*Task*.
Set down, exactly as written, the lines from the top of the data to the line that holds "(5,3.5) rectangle (1081.5,696);", and omit the pictures.
** Begin **
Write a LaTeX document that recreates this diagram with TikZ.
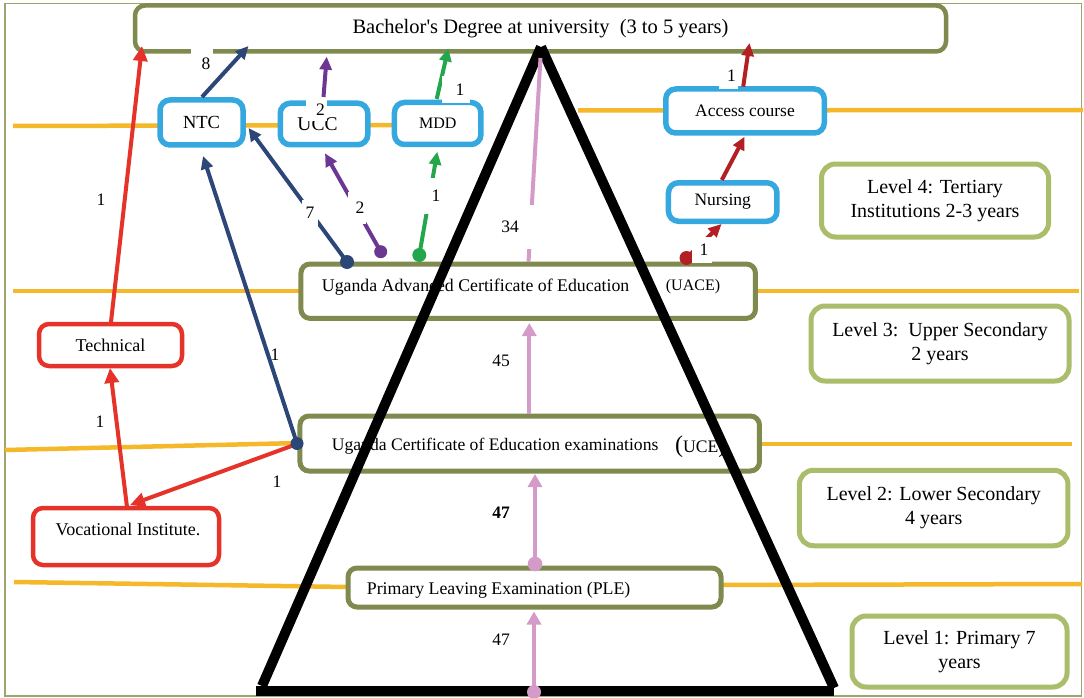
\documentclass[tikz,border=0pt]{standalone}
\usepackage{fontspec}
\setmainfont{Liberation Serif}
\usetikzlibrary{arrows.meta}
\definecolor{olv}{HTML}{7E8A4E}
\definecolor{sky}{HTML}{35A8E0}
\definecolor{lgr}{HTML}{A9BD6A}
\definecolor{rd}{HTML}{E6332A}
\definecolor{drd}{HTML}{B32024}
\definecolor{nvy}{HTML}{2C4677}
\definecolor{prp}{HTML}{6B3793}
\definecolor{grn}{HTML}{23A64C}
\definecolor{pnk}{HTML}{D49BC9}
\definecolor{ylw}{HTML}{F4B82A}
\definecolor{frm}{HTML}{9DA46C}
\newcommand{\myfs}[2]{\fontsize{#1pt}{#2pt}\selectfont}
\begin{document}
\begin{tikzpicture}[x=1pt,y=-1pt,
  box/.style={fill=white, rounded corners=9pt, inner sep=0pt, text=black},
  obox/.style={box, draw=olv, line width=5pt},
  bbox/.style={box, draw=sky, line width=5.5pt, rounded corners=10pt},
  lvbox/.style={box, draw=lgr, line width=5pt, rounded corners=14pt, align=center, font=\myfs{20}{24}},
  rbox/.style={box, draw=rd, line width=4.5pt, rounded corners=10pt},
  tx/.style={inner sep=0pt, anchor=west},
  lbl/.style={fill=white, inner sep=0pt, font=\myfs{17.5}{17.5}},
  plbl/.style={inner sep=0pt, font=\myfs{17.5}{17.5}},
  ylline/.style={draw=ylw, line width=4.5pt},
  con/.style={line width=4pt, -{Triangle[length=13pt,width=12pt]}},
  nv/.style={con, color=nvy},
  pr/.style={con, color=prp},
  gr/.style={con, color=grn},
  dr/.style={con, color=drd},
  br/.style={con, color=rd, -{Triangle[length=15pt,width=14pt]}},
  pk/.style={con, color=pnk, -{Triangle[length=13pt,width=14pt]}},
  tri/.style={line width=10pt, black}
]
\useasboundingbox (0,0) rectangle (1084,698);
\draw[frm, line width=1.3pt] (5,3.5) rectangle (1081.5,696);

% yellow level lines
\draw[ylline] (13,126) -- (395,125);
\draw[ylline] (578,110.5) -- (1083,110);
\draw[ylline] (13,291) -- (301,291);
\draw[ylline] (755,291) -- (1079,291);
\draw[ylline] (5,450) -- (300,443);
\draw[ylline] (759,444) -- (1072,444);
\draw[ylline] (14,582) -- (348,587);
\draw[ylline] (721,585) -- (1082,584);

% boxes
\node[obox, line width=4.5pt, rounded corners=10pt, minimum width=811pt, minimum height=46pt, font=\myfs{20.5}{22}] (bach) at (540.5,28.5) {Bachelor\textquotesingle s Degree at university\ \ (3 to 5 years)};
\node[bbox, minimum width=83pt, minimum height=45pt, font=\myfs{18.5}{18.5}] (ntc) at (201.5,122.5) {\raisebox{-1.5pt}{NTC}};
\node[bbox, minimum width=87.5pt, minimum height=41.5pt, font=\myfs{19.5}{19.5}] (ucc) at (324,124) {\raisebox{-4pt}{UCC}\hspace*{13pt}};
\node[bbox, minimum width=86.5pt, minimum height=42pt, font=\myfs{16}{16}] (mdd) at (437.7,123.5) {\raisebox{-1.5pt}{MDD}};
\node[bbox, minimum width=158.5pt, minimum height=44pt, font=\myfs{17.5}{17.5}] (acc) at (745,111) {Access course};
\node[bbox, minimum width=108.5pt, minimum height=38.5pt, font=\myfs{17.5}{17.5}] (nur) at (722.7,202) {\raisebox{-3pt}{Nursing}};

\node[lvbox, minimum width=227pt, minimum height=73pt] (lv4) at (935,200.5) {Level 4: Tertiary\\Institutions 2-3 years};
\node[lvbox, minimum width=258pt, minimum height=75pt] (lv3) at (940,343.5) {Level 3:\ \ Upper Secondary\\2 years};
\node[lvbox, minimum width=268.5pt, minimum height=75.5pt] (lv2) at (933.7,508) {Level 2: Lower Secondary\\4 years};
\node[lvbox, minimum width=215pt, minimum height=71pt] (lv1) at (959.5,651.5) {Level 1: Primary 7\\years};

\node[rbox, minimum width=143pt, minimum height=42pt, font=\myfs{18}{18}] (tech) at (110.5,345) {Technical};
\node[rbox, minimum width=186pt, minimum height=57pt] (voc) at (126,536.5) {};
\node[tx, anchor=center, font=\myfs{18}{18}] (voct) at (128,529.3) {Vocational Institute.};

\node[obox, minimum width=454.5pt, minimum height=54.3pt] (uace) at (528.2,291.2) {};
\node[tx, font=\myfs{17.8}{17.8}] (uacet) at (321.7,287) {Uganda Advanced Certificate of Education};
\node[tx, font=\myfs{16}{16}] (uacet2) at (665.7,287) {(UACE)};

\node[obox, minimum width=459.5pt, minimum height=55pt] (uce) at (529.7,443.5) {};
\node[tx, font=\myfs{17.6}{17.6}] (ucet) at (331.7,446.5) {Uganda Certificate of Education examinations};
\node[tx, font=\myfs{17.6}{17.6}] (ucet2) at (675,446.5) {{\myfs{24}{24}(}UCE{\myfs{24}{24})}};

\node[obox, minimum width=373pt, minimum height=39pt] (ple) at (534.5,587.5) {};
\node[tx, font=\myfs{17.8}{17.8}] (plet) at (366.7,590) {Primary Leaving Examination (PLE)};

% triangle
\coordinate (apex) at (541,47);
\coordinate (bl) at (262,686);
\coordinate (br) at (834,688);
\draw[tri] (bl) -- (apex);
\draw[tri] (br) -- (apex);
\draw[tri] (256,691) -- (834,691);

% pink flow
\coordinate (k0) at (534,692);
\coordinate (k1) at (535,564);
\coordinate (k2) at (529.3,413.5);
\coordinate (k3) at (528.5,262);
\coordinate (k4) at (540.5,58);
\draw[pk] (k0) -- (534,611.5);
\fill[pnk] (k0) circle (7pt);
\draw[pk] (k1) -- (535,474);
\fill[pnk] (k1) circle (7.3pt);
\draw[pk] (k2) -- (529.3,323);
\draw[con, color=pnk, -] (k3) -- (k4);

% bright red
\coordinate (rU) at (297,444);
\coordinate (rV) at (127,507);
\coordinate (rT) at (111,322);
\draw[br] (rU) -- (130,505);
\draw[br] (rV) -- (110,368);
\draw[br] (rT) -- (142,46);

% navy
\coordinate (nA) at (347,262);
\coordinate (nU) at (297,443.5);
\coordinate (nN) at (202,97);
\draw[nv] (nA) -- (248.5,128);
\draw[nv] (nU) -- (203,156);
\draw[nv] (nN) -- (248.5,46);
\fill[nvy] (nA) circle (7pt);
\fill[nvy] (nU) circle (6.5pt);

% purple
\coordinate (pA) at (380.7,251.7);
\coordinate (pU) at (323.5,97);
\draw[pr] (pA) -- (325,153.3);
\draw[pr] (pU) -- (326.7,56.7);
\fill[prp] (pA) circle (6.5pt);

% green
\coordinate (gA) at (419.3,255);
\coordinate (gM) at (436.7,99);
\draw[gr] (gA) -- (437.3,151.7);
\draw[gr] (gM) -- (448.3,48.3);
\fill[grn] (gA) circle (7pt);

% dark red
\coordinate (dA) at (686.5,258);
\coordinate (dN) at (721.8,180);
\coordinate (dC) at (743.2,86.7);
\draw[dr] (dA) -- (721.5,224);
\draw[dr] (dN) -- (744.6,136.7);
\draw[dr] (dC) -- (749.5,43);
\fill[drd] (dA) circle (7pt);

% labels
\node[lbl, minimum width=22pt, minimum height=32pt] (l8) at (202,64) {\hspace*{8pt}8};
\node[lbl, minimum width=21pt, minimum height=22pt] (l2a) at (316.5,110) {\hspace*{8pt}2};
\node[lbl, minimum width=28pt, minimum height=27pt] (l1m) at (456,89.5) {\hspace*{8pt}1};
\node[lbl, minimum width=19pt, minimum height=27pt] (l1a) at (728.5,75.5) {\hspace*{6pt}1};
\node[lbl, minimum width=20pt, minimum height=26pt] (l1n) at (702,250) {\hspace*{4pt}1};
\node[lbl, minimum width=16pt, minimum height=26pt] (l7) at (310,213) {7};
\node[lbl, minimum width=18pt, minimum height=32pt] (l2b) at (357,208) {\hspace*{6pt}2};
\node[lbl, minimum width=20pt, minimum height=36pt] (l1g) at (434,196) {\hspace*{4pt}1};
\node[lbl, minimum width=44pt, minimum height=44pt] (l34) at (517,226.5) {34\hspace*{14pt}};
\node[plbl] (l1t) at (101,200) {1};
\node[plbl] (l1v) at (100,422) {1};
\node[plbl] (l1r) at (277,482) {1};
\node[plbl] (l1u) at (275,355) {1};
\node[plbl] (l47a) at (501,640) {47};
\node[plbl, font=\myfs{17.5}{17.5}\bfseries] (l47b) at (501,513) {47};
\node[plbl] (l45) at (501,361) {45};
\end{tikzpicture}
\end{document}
** End **
*Task response*.
Write a LaTeX document that recreates this diagram with TikZ.
\documentclass[tikz,border=0pt]{standalone}
\usepackage{fontspec}
\setmainfont{Liberation Serif}
\usetikzlibrary{arrows.meta}
\definecolor{olv}{HTML}{7E8A4E}
\definecolor{sky}{HTML}{35A8E0}
\definecolor{lgr}{HTML}{A9BD6A}
\definecolor{rd}{HTML}{E6332A}
\definecolor{drd}{HTML}{B32024}
\definecolor{nvy}{HTML}{2C4677}
\definecolor{prp}{HTML}{6B3793}
\definecolor{grn}{HTML}{23A64C}
\definecolor{pnk}{HTML}{D49BC9}
\definecolor{ylw}{HTML}{F4B82A}
\definecolor{frm}{HTML}{9DA46C}
\newcommand{\myfs}[2]{\fontsize{#1pt}{#2pt}\selectfont}
\begin{document}
\begin{tikzpicture}[x=1pt,y=-1pt,
  box/.style={fill=white, rounded corners=9pt, inner sep=0pt, text=black},
  obox/.style={box, draw=olv, line width=5pt},
  bbox/.style={box, draw=sky, line width=5.5pt, rounded corners=10pt},
  lvbox/.style={box, draw=lgr, line width=5pt, rounded corners=14pt, align=center, font=\myfs{20}{24}},
  rbox/.style={box, draw=rd, line width=4.5pt, rounded corners=10pt},
  tx/.style={inner sep=0pt, anchor=west},
  lbl/.style={fill=white, inner sep=0pt, font=\myfs{17.5}{17.5}},
  plbl/.style={inner sep=0pt, font=\myfs{17.5}{17.5}},
  ylline/.style={draw=ylw, line width=4.5pt},
  con/.style={line width=4pt, -{Triangle[length=13pt,width=12pt]}},
  nv/.style={con, color=nvy},
  pr/.style={con, color=prp},
  gr/.style={con, color=grn},
  dr/.style={con, color=drd},
  br/.style={con, color=rd, -{Triangle[length=15pt,width=14pt]}},
  pk/.style={con, color=pnk, -{Triangle[length=13pt,width=14pt]}},
  tri/.style={line width=10pt, black}
]
\useasboundingbox (0,0) rectangle (1084,698);
\draw[frm, line width=1.3pt] (5,3.5) rectangle (1081.5,696);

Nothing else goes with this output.